**GIVEN INFORMATION**
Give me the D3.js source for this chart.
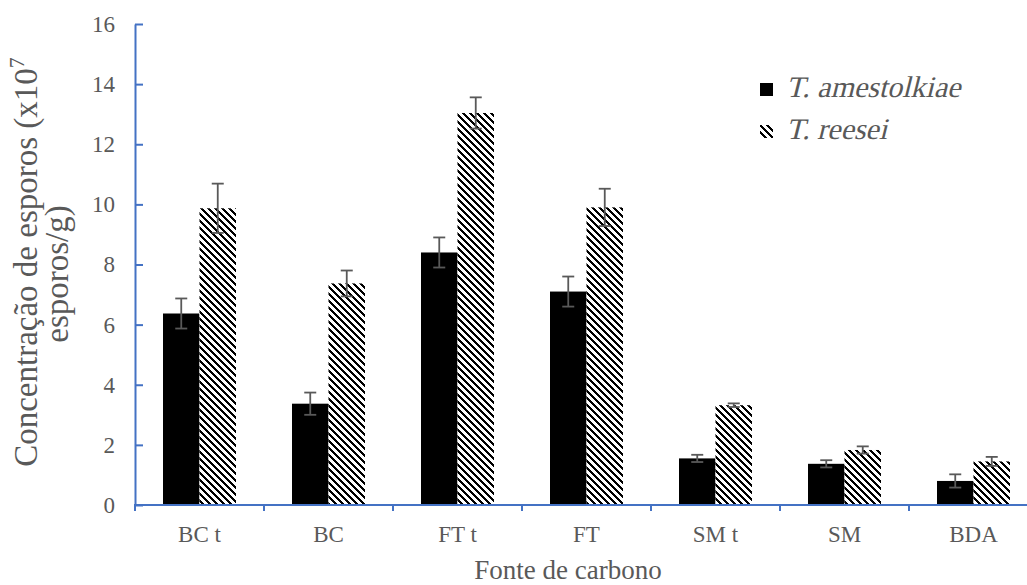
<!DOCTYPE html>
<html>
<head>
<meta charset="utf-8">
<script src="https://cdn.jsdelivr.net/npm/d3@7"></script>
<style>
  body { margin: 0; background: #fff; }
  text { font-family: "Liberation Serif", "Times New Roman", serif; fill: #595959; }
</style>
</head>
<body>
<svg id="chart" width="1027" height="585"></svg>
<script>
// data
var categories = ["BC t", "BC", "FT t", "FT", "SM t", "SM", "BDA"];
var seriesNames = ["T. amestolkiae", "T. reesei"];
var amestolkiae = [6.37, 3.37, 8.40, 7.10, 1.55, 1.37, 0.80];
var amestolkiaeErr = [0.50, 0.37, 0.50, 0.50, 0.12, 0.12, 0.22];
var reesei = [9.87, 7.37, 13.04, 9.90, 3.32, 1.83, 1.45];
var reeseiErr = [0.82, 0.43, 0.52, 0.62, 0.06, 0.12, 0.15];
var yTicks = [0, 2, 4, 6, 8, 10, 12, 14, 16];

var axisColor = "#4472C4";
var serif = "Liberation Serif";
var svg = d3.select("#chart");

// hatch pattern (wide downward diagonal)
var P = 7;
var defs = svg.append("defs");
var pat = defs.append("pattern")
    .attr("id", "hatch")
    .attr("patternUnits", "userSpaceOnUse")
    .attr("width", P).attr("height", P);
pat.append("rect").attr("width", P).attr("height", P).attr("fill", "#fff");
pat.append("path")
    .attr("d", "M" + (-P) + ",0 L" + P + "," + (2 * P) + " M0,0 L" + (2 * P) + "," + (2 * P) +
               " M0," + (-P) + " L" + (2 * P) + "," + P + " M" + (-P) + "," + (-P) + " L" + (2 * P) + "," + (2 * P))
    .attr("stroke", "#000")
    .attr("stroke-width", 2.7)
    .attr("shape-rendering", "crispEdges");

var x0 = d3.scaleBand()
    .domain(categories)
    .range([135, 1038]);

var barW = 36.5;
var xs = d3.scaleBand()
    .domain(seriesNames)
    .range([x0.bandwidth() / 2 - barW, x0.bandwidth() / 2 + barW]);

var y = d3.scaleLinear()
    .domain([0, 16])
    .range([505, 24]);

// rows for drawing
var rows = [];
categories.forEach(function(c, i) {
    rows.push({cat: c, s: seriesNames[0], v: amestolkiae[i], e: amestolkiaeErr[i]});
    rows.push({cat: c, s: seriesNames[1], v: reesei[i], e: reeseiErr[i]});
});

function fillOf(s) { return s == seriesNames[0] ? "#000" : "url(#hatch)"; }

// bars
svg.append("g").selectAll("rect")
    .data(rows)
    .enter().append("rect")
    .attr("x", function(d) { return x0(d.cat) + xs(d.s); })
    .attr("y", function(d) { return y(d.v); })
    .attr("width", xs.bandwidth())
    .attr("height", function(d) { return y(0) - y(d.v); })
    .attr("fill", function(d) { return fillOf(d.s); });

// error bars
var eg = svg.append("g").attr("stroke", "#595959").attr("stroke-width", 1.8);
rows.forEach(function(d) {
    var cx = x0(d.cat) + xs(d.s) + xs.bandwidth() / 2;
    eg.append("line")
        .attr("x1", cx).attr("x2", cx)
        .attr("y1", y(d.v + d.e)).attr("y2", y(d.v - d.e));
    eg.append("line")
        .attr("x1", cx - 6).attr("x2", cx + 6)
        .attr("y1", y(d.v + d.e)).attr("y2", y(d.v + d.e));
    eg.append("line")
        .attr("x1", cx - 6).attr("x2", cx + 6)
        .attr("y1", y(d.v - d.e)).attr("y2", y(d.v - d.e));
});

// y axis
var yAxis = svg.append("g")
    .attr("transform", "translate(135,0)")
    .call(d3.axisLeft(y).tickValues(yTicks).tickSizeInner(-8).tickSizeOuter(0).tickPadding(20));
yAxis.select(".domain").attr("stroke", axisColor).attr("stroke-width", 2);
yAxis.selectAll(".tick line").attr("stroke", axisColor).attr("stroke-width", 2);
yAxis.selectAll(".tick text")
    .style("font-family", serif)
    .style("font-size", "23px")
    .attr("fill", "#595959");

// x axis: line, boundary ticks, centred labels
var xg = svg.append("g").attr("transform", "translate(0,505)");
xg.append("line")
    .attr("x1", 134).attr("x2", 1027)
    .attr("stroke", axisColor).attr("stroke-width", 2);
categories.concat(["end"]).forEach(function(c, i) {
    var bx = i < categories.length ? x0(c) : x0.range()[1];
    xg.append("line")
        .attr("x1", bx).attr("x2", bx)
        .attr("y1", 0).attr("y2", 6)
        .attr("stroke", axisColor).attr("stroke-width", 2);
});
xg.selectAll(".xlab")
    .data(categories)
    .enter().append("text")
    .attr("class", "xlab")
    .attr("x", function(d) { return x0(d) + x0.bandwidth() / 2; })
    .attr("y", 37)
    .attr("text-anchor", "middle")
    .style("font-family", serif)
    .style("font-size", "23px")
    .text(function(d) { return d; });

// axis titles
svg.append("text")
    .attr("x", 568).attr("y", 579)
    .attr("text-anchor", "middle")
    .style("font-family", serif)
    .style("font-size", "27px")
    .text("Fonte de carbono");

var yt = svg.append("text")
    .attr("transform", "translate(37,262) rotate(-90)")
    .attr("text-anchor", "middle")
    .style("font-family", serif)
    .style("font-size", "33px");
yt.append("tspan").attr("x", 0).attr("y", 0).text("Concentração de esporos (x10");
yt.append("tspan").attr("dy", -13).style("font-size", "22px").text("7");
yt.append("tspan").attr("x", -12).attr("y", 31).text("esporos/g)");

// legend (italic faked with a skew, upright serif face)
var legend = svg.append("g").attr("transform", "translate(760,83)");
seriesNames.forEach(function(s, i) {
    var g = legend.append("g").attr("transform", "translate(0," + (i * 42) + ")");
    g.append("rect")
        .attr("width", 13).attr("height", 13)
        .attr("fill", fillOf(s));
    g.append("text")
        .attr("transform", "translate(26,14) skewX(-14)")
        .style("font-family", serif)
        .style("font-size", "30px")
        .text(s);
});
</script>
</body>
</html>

**EXERCISE DETAILS**
Transcribe the preceding listing in its entirety and with exact wording, leaving out pictures.

**THE OUTPUT**
Give me the D3.js source for this chart.
<!DOCTYPE html>
<html>
<head>
<meta charset="utf-8">
<script src="https://cdn.jsdelivr.net/npm/d3@7"></script>
<style>
  body { margin: 0; background: #fff; }
  text { font-family: "Liberation Serif", "Times New Roman", serif; fill: #595959; }
</style>
</head>
<body>
<svg id="chart" width="1027" height="585"></svg>
<script>
// data
var categories = ["BC t", "BC", "FT t", "FT", "SM t", "SM", "BDA"];
var seriesNames = ["T. amestolkiae", "T. reesei"];
var amestolkiae = [6.37, 3.37, 8.40, 7.10, 1.55, 1.37, 0.80];
var amestolkiaeErr = [0.50, 0.37, 0.50, 0.50, 0.12, 0.12, 0.22];
var reesei = [9.87, 7.37, 13.04, 9.90, 3.32, 1.83, 1.45];
var reeseiErr = [0.82, 0.43, 0.52, 0.62, 0.06, 0.12, 0.15];
var yTicks = [0, 2, 4, 6, 8, 10, 12, 14, 16];

var axisColor = "#4472C4";
var serif = "Liberation Serif";
var svg = d3.select("#chart");

// hatch pattern (wide downward diagonal)
var P = 7;
var defs = svg.append("defs");
var pat = defs.append("pattern")
    .attr("id", "hatch")
    .attr("patternUnits", "userSpaceOnUse")
    .attr("width", P).attr("height", P);
pat.append("rect").attr("width", P).attr("height", P).attr("fill", "#fff");
pat.append("path")
    .attr("d", "M" + (-P) + ",0 L" + P + "," + (2 * P) + " M0,0 L" + (2 * P) + "," + (2 * P) +
               " M0," + (-P) + " L" + (2 * P) + "," + P + " M" + (-P) + "," + (-P) + " L" + (2 * P) + "," + (2 * P))
    .attr("stroke", "#000")
    .attr("stroke-width", 2.7)
    .attr("shape-rendering", "crispEdges");

var x0 = d3.scaleBand()
    .domain(categories)
    .range([135, 1038]);

var barW = 36.5;
var xs = d3.scaleBand()
    .domain(seriesNames)
    .range([x0.bandwidth() / 2 - barW, x0.bandwidth() / 2 + barW]);

var y = d3.scaleLinear()
    .domain([0, 16])
    .range([505, 24]);

// rows for drawing
var rows = [];
categories.forEach(function(c, i) {
    rows.push({cat: c, s: seriesNames[0], v: amestolkiae[i], e: amestolkiaeErr[i]});
    rows.push({cat: c, s: seriesNames[1], v: reesei[i], e: reeseiErr[i]});
});

function fillOf(s) { return s == seriesNames[0] ? "#000" : "url(#hatch)"; }

// bars
svg.append("g").selectAll("rect")
    .data(rows)
    .enter().append("rect")
    .attr("x", function(d) { return x0(d.cat) + xs(d.s); })
    .attr("y", function(d) { return y(d.v); })
    .attr("width", xs.bandwidth())
    .attr("height", function(d) { return y(0) - y(d.v); })
    .attr("fill", function(d) { return fillOf(d.s); });

// error bars
var eg = svg.append("g").attr("stroke", "#595959").attr("stroke-width", 1.8);
rows.forEach(function(d) {
    var cx = x0(d.cat) + xs(d.s) + xs.bandwidth() / 2;
    eg.append("line")
        .attr("x1", cx).attr("x2", cx)
        .attr("y1", y(d.v + d.e)).attr("y2", y(d.v - d.e));
    eg.append("line")
        .attr("x1", cx - 6).attr("x2", cx + 6)
        .attr("y1", y(d.v + d.e)).attr("y2", y(d.v + d.e));
    eg.append("line")
        .attr("x1", cx - 6).attr("x2", cx + 6)
        .attr("y1", y(d.v - d.e)).attr("y2", y(d.v - d.e));
});

// y axis
var yAxis = svg.append("g")
    .attr("transform", "translate(135,0)")
    .call(d3.axisLeft(y).tickValues(yTicks).tickSizeInner(-8).tickSizeOuter(0).tickPadding(20));
yAxis.select(".domain").attr("stroke", axisColor).attr("stroke-width", 2);
yAxis.selectAll(".tick line").attr("stroke", axisColor).attr("stroke-width", 2);
yAxis.selectAll(".tick text")
    .style("font-family", serif)
    .style("font-size", "23px")
    .attr("fill", "#595959");

// x axis: line, boundary ticks, centred labels
var xg = svg.append("g").attr("transform", "translate(0,505)");
xg.append("line")
    .attr("x1", 134).attr("x2", 1027)
    .attr("stroke", axisColor).attr("stroke-width", 2);
categories.concat(["end"]).forEach(function(c, i) {
    var bx = i < categories.length ? x0(c) : x0.range()[1];
    xg.append("line")
        .attr("x1", bx).attr("x2", bx)
        .attr("y1", 0).attr("y2", 6)
        .attr("stroke", axisColor).attr("stroke-width", 2);
});
xg.selectAll(".xlab")
    .data(categories)
    .enter().append("text")
    .attr("class", "xlab")
    .attr("x", function(d) { return x0(d) + x0.bandwidth() / 2; })
    .attr("y", 37)
    .attr("text-anchor", "middle")
    .style("font-family", serif)
    .style("font-size", "23px")
    .text(function(d) { return d; });

// axis titles
svg.append("text")
    .attr("x", 568).attr("y", 579)
    .attr("text-anchor", "middle")
    .style("font-family", serif)
    .style("font-size", "27px")
    .text("Fonte de carbono");

var yt = svg.append("text")
    .attr("transform", "translate(37,262) rotate(-90)")
    .attr("text-anchor", "middle")
    .style("font-family", serif)
    .style("font-size", "33px");
yt.append("tspan").attr("x", 0).attr("y", 0).text("Concentração de esporos (x10");
yt.append("tspan").attr("dy", -13).style("font-size", "22px").text("7");
yt.append("tspan").attr("x", -12).attr("y", 31).text("esporos/g)");

// legend (italic faked with a skew, upright serif face)
var legend = svg.append("g").attr("transform", "translate(760,83)");
seriesNames.forEach(function(s, i) {
    var g = legend.append("g").attr("transform", "translate(0," + (i * 42) + ")");
    g.append("rect")
        .attr("width", 13).attr("height", 13)
        .attr("fill", fillOf(s));
    g.append("text")
        .attr("transform", "translate(26,14) skewX(-14)")
        .style("font-family", serif)
        .style("font-size", "30px")
        .text(s);
});
</script>
</body>
</html>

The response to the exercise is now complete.